The Challenge: New & Reemerging Infectious Diseases

They can strike anywhere, anytime – in a local restaurant, on a cruise ship, in a grassy field or at the hospital you entered to get well. And anyone can be a carrier: the stranger coughing in the next seat on the plane, the college classmate just returned from a trip abroad, even a significant other you thought you knew. In fact, wherever we go and whatever we do, we are accosted by invaders from an unseen world. Protozoans, bacteria, viruses – a whole menagerie of microscopic pests – constantly assault every part of the human body. Many are harmless or easy to fight off. Others are incurable killers.

With the widespread use of antibiotics in the years following World War II, many began to think the war against infectious diseases was nearly won. Today, however, the battle continues. With over three dozen newly identified threats – of which AIDS is just one – and a startling resurgence of decades-old strains such as tuberculosis and whooping cough, infectious diseases remain the world's leading cause of death, killing an estimated 20 million people annually.

The School of Public Health Responds

For more than 50 years, the School of Public Health has built a strong record of excellence in the study of infectious diseases, including such early highlights as the pioneering research of coccidioidomycosis (Valley Fever) by the late Charles E. Smith, and landmark work  by Professor Bill Reeves on the surveillance, prevention, and control of arborvirus disease.

Infectious disease-related research by current faculty includes work by Lee Riley, M.D., who has synthesized the protein that helps the tuberculosis bacteria gain entry into human cells, a technique that could improve the efficacy of vaccine delivery.
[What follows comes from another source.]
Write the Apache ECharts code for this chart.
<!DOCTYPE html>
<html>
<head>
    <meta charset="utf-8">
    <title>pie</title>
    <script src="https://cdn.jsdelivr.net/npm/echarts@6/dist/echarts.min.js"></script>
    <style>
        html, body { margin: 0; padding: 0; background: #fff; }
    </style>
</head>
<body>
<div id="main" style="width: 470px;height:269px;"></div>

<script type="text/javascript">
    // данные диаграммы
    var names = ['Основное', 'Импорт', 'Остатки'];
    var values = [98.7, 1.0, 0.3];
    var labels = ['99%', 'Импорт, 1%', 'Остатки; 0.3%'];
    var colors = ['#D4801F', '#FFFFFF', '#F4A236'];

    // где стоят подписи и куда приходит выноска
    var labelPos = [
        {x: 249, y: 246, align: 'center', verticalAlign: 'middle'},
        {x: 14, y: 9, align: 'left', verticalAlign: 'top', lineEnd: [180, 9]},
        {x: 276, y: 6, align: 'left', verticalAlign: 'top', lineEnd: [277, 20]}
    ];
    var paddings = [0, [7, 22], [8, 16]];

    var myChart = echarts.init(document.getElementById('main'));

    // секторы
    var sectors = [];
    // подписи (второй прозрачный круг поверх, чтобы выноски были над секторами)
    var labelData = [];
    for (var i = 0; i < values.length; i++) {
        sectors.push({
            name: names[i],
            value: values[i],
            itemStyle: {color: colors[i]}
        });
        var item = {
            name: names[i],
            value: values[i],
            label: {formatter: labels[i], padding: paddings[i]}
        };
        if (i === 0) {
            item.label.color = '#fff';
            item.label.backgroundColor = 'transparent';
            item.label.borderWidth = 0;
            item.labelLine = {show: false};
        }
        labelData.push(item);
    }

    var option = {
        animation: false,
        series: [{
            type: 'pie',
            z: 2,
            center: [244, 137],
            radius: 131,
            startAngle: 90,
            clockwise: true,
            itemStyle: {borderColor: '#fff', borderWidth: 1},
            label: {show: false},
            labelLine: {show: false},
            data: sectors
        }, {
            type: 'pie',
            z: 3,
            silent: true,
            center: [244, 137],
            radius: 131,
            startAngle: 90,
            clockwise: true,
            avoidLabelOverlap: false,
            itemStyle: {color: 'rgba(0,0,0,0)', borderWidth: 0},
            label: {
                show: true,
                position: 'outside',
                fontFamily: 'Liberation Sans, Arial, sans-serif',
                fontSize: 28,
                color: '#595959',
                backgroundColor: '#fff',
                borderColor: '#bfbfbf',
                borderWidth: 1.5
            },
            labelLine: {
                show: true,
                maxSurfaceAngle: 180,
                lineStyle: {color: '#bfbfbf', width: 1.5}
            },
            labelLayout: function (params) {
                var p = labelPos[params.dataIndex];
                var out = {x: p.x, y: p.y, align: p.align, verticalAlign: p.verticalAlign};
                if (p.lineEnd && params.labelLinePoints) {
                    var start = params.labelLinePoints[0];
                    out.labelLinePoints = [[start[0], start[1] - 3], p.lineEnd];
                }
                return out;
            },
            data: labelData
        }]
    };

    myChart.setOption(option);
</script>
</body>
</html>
In addition, Dr. Riley was among the first scientists to recognize, study, and offer preventive measures to address the problem of antibiotic-resistant bacterial infections in hospitals.

Other efforts include work by Eva Harris, Ph.D., and her colleagues, who have developed simplified PCR (polymerase chain reaction) procedures that are easily and inexpensively used in the field to identify such infectious agents as the Leishmania parasite and dengue virus, the current focus of Professor Harris's research. The Chlamydia Genome Project, headed by Professor Richard Stephens, successfully sequenced the genome for Chlamydia trachomatis, the  bacterium that causes both chlamydial genital tract infectious, which are sexually transmitted, and trachoma, a leading cause of preventable blindness. To aid in the development of effective vaccines for diseases such as tuberculosis and AIDS, Daniel Portnoy, Ph.D., is studying the bacteria Listeria monocytogenes, an intracellular pathogen that interacts with the human immune system in ways similar to HIV, while Fenyong Liu, Ph.D., studies the biology and therapeutic intervention of the human herpesviruses infection, specifically focusing on the functions of viral genes in pathogenesis to identifying new viral targets for antiviral drug development. The research of Gertrude Buehring, Ph.D., focuses on the role of bovine leukemia virus in the etiology of breast cancer.

In addition, a number of the School's epidemiologists specialize in the epidemiology and control of infectious diseases, outbreak investigation, and disease surveillance.